The flaws in the tax itself are these: firstly, it relies upon an assumption that somehow people will either change the demand for or supply of electricity. But electricity, on a demand basis, is inelastic—not absolutely but significantly. New South Wales IPART showed us a 50 per cent rise in the cost of electricity across multiple millions of people over five years—so a massive economic test case—saw a six per cent decrease in per capita consumption. We see it as an incredibly blunt and ineffective mechanism backed by economic history, backed by economic reality, backed by economic fact as found by New South Wales IPART under the previous Labor government in New South Wales.

Secondly, there will be no significant change in supply under this proposal, as the government has recognised, because the only way they will try to change supply is by turning to the coalition's approach of direct incentives on a competitive basis to clean up power stations, although they would go further and close them, which we reject. They will adopt the coalition's own mechanism because their approach of trying to tax them will not be effective, because the power stations simply push through the prices.

At the heart of their mechanism is an acknowledgement that neither supply nor demand will be changed, which is why they will have to go offshore to purchase their emissions. Their tax will see emissions in Australia increase by 43 million tonnes from 578 million tonnes to 621 million tonnes by 2020. How will they do this? They will go offshore to buy almost 100 million tonnes of credits from China, from India, from Indonesia at a cost of $3½ billion by 2020. That is money that will go straight from Australia to countries overseas. There has been some debate about whether this will come from taxpayers. Of course it will come from taxpayers in the form of higher electricity, gas and groceries. It will then go to companies that purchase from overseas. It will be Australian taxpayers who will bear the costs of these purchases of foreign carbon credits. The Australian Crime Commission found this year that there was a $5 billion fraud in Norway, a mature country, under the very type of system that this government is proposing and that was in a radically smaller market than the one it is proposing here. So if you think pink batts and green loans were bad, you ain't seen nothing yet.

That leads me to the true economic cost of what is proposed here. The true economic cost is very simple. The cost of domestic abatement under this system is more than $160 per tonne of abatement. How does that come about? It is because it is a $9 billion a year tax. We are reducing only 58 million tonnes in Australia—the rest comes from offshore.
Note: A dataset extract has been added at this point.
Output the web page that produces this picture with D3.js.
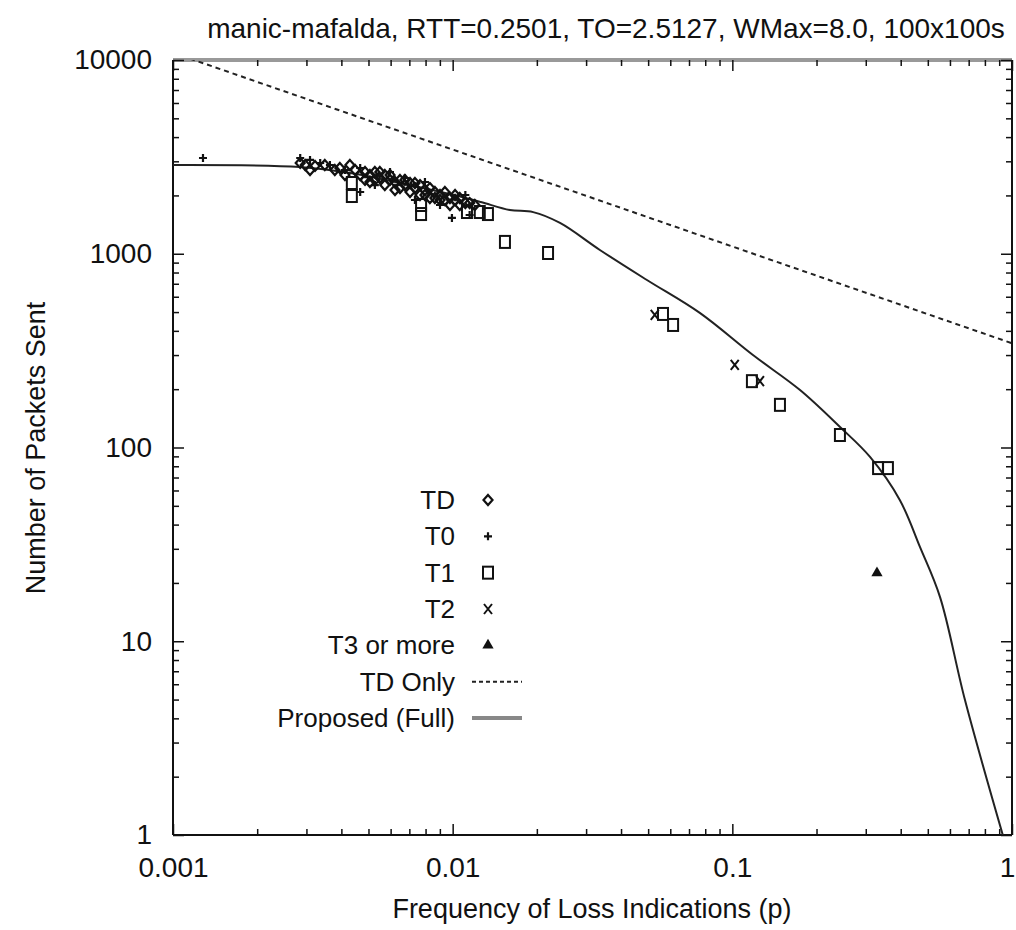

The effective cost of abatement in Australia is over $160 a tonne. If you take out the 20 million tonnes that they are proposing to save per year by cleaning up power stations using our direct action method of purchasing then you find that the actual cost per tonne of abatement from the tax alone in its economic form is more than $200 per tonne. That is why Nobel economic laureates from the last decade, such as Thomas Schelling, Vernon Smith and Finn Kydland, have declared that a carbon tax is the least effective way of reducing emissions on a cost-effective basis if you want to use an economic instrument.

That is the heart of the matter. That is why we have proposed direct action in the form of a market based reverse tender to buy emissions at the lowest cost wherever they can be found. That is within the Australian context. Every dollar will be spent in Australia. It is costed and it is capped; therefore, that is the amount we will spend—not a dollar more than we have budgeted. This is the difference ultimately between a mentality of tax and spend and a mentality of incentives and creation. That is what we stand for and that is who we are.